An outrageous tax-skipping scam

Alex Molinaroli is CEO of Johnson Controls, which is merging with Tyco International and moving its headquarters to Ireland to lower its taxes.
Alex Molinaroli is CEO of Johnson Controls, which is merging with Tyco International and moving its headquarters to Ireland to lower its taxes. Bloomberg file

Burger King’s tax avoidance scheme was stomach turning. Pfizer’s gambit gave us a big headache.

But this latest tax-skipping scam by Johnson Controls is enough to drive anyone bonkers, not just Bernie Sanders.
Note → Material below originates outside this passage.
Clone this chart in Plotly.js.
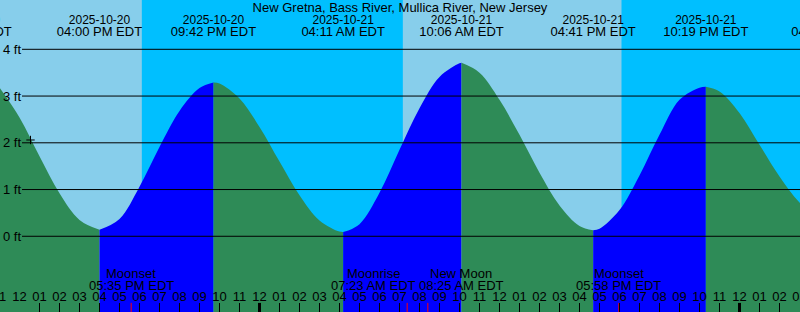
<!DOCTYPE html>
<html><head><meta charset="utf-8">
<script src="https://cdn.plot.ly/plotly-3.0.1.min.js"></script>
<style>html,body{margin:0;padding:0;background:#00BFFF;} #chart{width:800px;height:312px;}</style>
</head><body><div id="chart"></div>
<script>
// ---------------- data ----------------
const stationTitle = 'New Gretna, Bass River, Mullica River, New Jersey';

const tideTimes = [
  '2025-10-20 11:00','2025-10-20 12:00','2025-10-20 13:00','2025-10-20 14:00','2025-10-20 15:00',
  '2025-10-20 16:00','2025-10-20 17:00','2025-10-20 18:00','2025-10-20 19:00','2025-10-20 20:00',
  '2025-10-20 21:00','2025-10-20 21:42','2025-10-20 22:00','2025-10-20 23:00','2025-10-21 00:00',
  '2025-10-21 01:00','2025-10-21 02:00','2025-10-21 03:00','2025-10-21 04:00','2025-10-21 04:11',
  '2025-10-21 05:00','2025-10-21 06:00','2025-10-21 07:00','2025-10-21 08:00','2025-10-21 09:00',
  '2025-10-21 10:00','2025-10-21 10:06','2025-10-21 11:00','2025-10-21 12:00','2025-10-21 13:00',
  '2025-10-21 14:00','2025-10-21 15:00','2025-10-21 16:00','2025-10-21 16:41','2025-10-21 17:00',
  '2025-10-21 18:00','2025-10-21 19:00','2025-10-21 20:00','2025-10-21 21:00','2025-10-21 22:00',
  '2025-10-21 22:19','2025-10-21 23:00','2025-10-22 00:00','2025-10-22 01:00','2025-10-22 02:00',
  '2025-10-22 03:00','2025-10-22 04:00'
];
const tideHeights = [
  3.18, 2.54, 1.71, 0.92, 0.35,
  0.14, 0.37, 1.06, 1.91, 2.68,
  3.17, 3.29, 3.27, 2.95, 2.34,
  1.60, 0.88, 0.34, 0.10, 0.09,
  0.26, 0.93, 1.85, 2.74, 3.41,
  3.70, 3.71, 3.50, 2.92, 2.17,
  1.36, 0.66, 0.22, 0.13, 0.16,
  0.56, 1.30, 2.17, 2.92, 3.18,
  3.20, 3.10, 2.64, 1.96, 1.28,
  0.72, 0.33
];

const extremeTimes = ['2025-10-20 09:30','2025-10-20 16:00','2025-10-20 21:42','2025-10-21 04:11',
                      '2025-10-21 10:06','2025-10-21 16:41','2025-10-21 22:19','2025-10-22 04:42'];

const sunriseTimes = ['2025-10-20 07:09','2025-10-21 07:10'];
const sunsetTimes  = ['2025-10-20 18:07','2025-10-21 18:06'];

const moonEventTimes = ['2025-10-20 17:35','2025-10-21 07:23','2025-10-21 08:25','2025-10-21 17:58'];
const moonEventNames = ['Moonset','Moonrise','New Moon','Moonset'];

const midnightTimes = ['2025-10-21 00:00','2025-10-22 00:00'];

const nowTime = ['2025-10-20 12:33'];
const nowHeight = [2.06];

const yTickValues = [0,1,2,3,4];
const yTickLabels = ['0 ft','1 ft','2 ft','3 ft','4 ft'];

// ---------------- layout constants ----------------
const W = 800, H = 312;
const X_RANGE = ['2025-10-20 11:01:30','2025-10-22 03:01:30'];
const Y_RANGE = [-1.62, 5.055];
const YBOT = Y_RANGE[0] - 1;
const FONT = 'Liberation Sans, Arial, sans-serif';
const FS = 13;
const HOUR = 3600000;
const C_DAY = '#87CEEB', C_NIGHT = '#00BFFF', C_RISE = '#0000FF', C_FALL = '#2E8B57';

const pxToY = py => Y_RANGE[1] - py / H * (Y_RANGE[1] - Y_RANGE[0]);
function toMs(s) {
  return Date.UTC(+s.slice(0, 4), +s.slice(5, 7) - 1, +s.slice(8, 10),
                  +s.slice(11, 13), +s.slice(14, 16), s.length > 16 ? +s.slice(17, 19) : 0);
}
const pxPerMs = W / (toMs(X_RANGE[1]) - toMs(X_RANGE[0]));
const pad2 = n => (n < 10 ? '0' : '') + n;
function fmtTime(s) {
  const hh = parseInt(s.slice(11, 13), 10), mm = s.slice(14, 16);
  const ap = hh < 12 ? 'AM' : 'PM';
  return pad2(hh % 12 || 12) + ':' + mm + ' ' + ap + ' EDT';
}

const traces = [];

// tide fills, split at turning points
const turning = [0];
for (let i = 1; i < tideHeights.length - 1; i++) {
  const a = tideHeights[i] - tideHeights[i - 1], b = tideHeights[i + 1] - tideHeights[i];
  if (a * b < 0) turning.push(i);
}
turning.push(tideHeights.length - 1);
for (let k = 0; k < turning.length - 1; k++) {
  const s = turning[k], e = turning[k + 1];
  const xs = tideTimes.slice(s, e + 1), ys = tideHeights.slice(s, e + 1);
  const rising = ys[ys.length - 1] > ys[0];
  traces.push({x: [xs[0], xs[xs.length - 1]], y: [YBOT, YBOT], mode: 'lines',
    line: {width: 0, color: 'rgba(0,0,0,0)'}, hoverinfo: 'skip', showlegend: false});
  traces.push({x: xs, y: ys, mode: 'lines', line: {width: 0, shape: 'spline', color: 'rgba(0,0,0,0)'},
    fill: 'tonexty', fillcolor: rising ? C_RISE : C_FALL, hoverinfo: 'skip', showlegend: false});
}

// top labels of high / low tides (plot area == whole figure, so clipping == page edge)
traces.push({x: extremeTimes, y: extremeTimes.map(() => pxToY(20.5)), mode: 'text',
  text: extremeTimes.map(t => t.slice(0, 10)), textposition: 'middle center',
  textfont: {family: FONT, size: 12, color: '#000'}, cliponaxis: true, hoverinfo: 'skip', showlegend: false});
traces.push({x: extremeTimes, y: extremeTimes.map(() => pxToY(32.3)), mode: 'text',
  text: extremeTimes.map(fmtTime), textposition: 'middle center',
  textfont: {family: FONT, size: FS, color: '#000'}, cliponaxis: true, hoverinfo: 'skip', showlegend: false});

// hour labels along the bottom axis
const hourMs = [];
for (let m = Math.floor(toMs(X_RANGE[0]) / HOUR) * HOUR; m <= toMs(X_RANGE[1]) + HOUR; m += HOUR) hourMs.push(m);
traces.push({x: hourMs, y: hourMs.map(() => pxToY(297.5)), mode: 'text',
  text: hourMs.map(m => pad2(new Date(m).getUTCHours() % 12 || 12)), textposition: 'middle center',
  textfont: {family: FONT, size: FS, color: '#000'}, cliponaxis: true, hoverinfo: 'skip', showlegend: false});

// midnight (bold) ticks
traces.push({x: midnightTimes, y: midnightTimes.map(() => Y_RANGE[0]), mode: 'markers',
  marker: {symbol: 'line-ns', size: 13, color: '#000', line: {width: 3, color: '#000'}},
  cliponaxis: true, hoverinfo: 'skip', showlegend: false});
// moon event ticks
traces.push({x: moonEventTimes, y: moonEventTimes.map(() => Y_RANGE[0]), mode: 'markers',
  marker: {symbol: 'line-ns', size: 13, color: '#FF0000', line: {width: 1, color: '#FF0000'}},
  cliponaxis: true, hoverinfo: 'skip', showlegend: false});
// current time marker
traces.push({x: nowTime, y: nowHeight, mode: 'markers',
  marker: {symbol: 'cross-thin-open', size: 6, color: '#000', line: {width: 1, color: '#000'}},
  hoverinfo: 'skip', showlegend: false});

// day/night shapes and grid lines
const shapes = [];
for (let i = 0; i < sunriseTimes.length; i++) {
  shapes.push({type: 'rect', xref: 'x', yref: 'paper', x0: sunriseTimes[i], x1: sunsetTimes[i], y0: 0, y1: 1,
    fillcolor: C_DAY, line: {width: 0}, layer: 'below'});
}
yTickValues.forEach(v => shapes.push({type: 'line', xref: 'paper', yref: 'y', x0: 22 / W, x1: 1, y0: v, y1: v,
  line: {color: '#000', width: 1}, layer: 'above'}));

// moon labels (spread apart when too close)
const LABEL_W = 88;
const shifts = moonEventTimes.map(() => 0);
for (let i = 0; i < moonEventTimes.length - 1; i++) {
  const d = (toMs(moonEventTimes[i + 1]) - toMs(moonEventTimes[i])) * pxPerMs;
  if (d < LABEL_W) { shifts[i] -= (LABEL_W - d) / 2; shifts[i + 1] += (LABEL_W - d) / 2; }
}
const annotations = [];
moonEventTimes.forEach((t, i) => {
  annotations.push({x: t, xref: 'x', y: 1 - 273.5 / H, yref: 'paper', yanchor: 'middle', xshift: shifts[i],
    text: moonEventNames[i], showarrow: false, font: {family: FONT, size: FS, color: '#000'}});
  annotations.push({x: t, xref: 'x', y: 1 - 285.5 / H, yref: 'paper', yanchor: 'middle', xshift: shifts[i],
    text: fmtTime(t), showarrow: false, font: {family: FONT, size: FS, color: '#000'}});
});

const layout = {
  width: W, height: H, margin: {l: 0, r: 0, t: 0, b: 0, pad: 0},
  paper_bgcolor: C_NIGHT, plot_bgcolor: C_NIGHT, showlegend: false, hovermode: false,
  font: {family: FONT, size: FS, color: '#000'},
  title: {text: stationTitle, font: {family: FONT, size: FS, color: '#000'},
    x: 0.5, xanchor: 'center', xref: 'paper', y: 1 - 7.5 / H, yref: 'container', yanchor: 'middle'},
  xaxis: {type: 'date', range: X_RANGE, dtick: HOUR, tick0: '2025-10-20 00:00',
    ticks: 'inside', ticklen: 9, tickwidth: 1, tickcolor: '#000', showticklabels: false,
    showgrid: false, zeroline: false, showline: false, fixedrange: true},
  yaxis: {range: Y_RANGE, tickvals: yTickValues, ticktext: yTickLabels, ticks: '',
    ticklabelposition: 'inside', tickfont: {family: FONT, size: FS, color: '#000'},
    showgrid: false, zeroline: false, showline: false, fixedrange: true},
  shapes: shapes, annotations: annotations
};

Plotly.newPlot('chart', traces, layout, {displayModeBar: false, staticPlot: true});
</script></body></html>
The auto parts manufacturer announced in late January that it is merging with Tyco and moving its headquarters from Wisconsin to Ireland. That’s where Tyco is based, but it also has a much lower corporate tax rate than the U.S. That sneaky maneuver, called an inversion, will save the combined company at least $150 million a year in taxes.

Other big corporations have used inversions recently to cut their tax bills. But Johnson Controls isn’t just any company.

On life support during the Great Recession, it was saved by the taxpayer-funded bailout of the auto industry in 2008. Also, as part of the Obama administration’s economic recovery act, it received some $300 million from the U.S. Energy Department to produce batteries for hybrid vehicles.

So Johnson Controls almost certainly wouldn’t be in business except for taxpayers’ aid. But now it’s stiffing taxpayers. That takes some chutzpah – and an utter lack of loyalty.

To show she’s as angry at rapacious corporations as Sanders, Hillary Clinton highlights this outrage, calling it not an “inversion” but a “perversion.”

She’s right. Johnson Controls richly deserves all the criticism being lobbed its way. Maybe it will be the final straw to stop these companies that President Barack Obama famously called “corporate deserters.”

Last November, Pfizer Inc. announced it would buy Allergan in a deal worth $160 billion that would also put the new headquarters in lower-tax Ireland. The two pharmaceutical giants get millions of dollars a year in taxpayer-financed reimbursements. Medi-Cal paid out $223 million to Pfizer just for its three most prescribed drugs between 2012 and 2015, according to figures requested by The Sacramento Bee’s editorial board.

In 2014, Burger King bought Tim Hortons, the Canadian coffee-and-doughnut chain, and moved the combined headquarters north of the border.

Other corporations, including Apple Inc., use other strategies to lower their tax bills, such as sending profits through shell subsidiaries abroad. While the official corporate tax rate is 35 percent, many companies pay a far lower rate, or even find a way to pay nothing. And they’re apparently not breaking any laws.

Many companies, especially smaller ones, would prefer a simpler tax code with fewer loopholes. It’s the big multinational corporations, which can afford legions of sharp tax lawyers, that profit in the current system. Most Americans can’t take advantage of tax loopholes, either, but we can choose to spend our money at companies that don’t dodge their taxes. The federal government can reconsider contracts with “inversion” companies.

Corporate tax reform should be a priority for the next president. Outlawing inversions, or at least making them unprofitable, would be a fine start.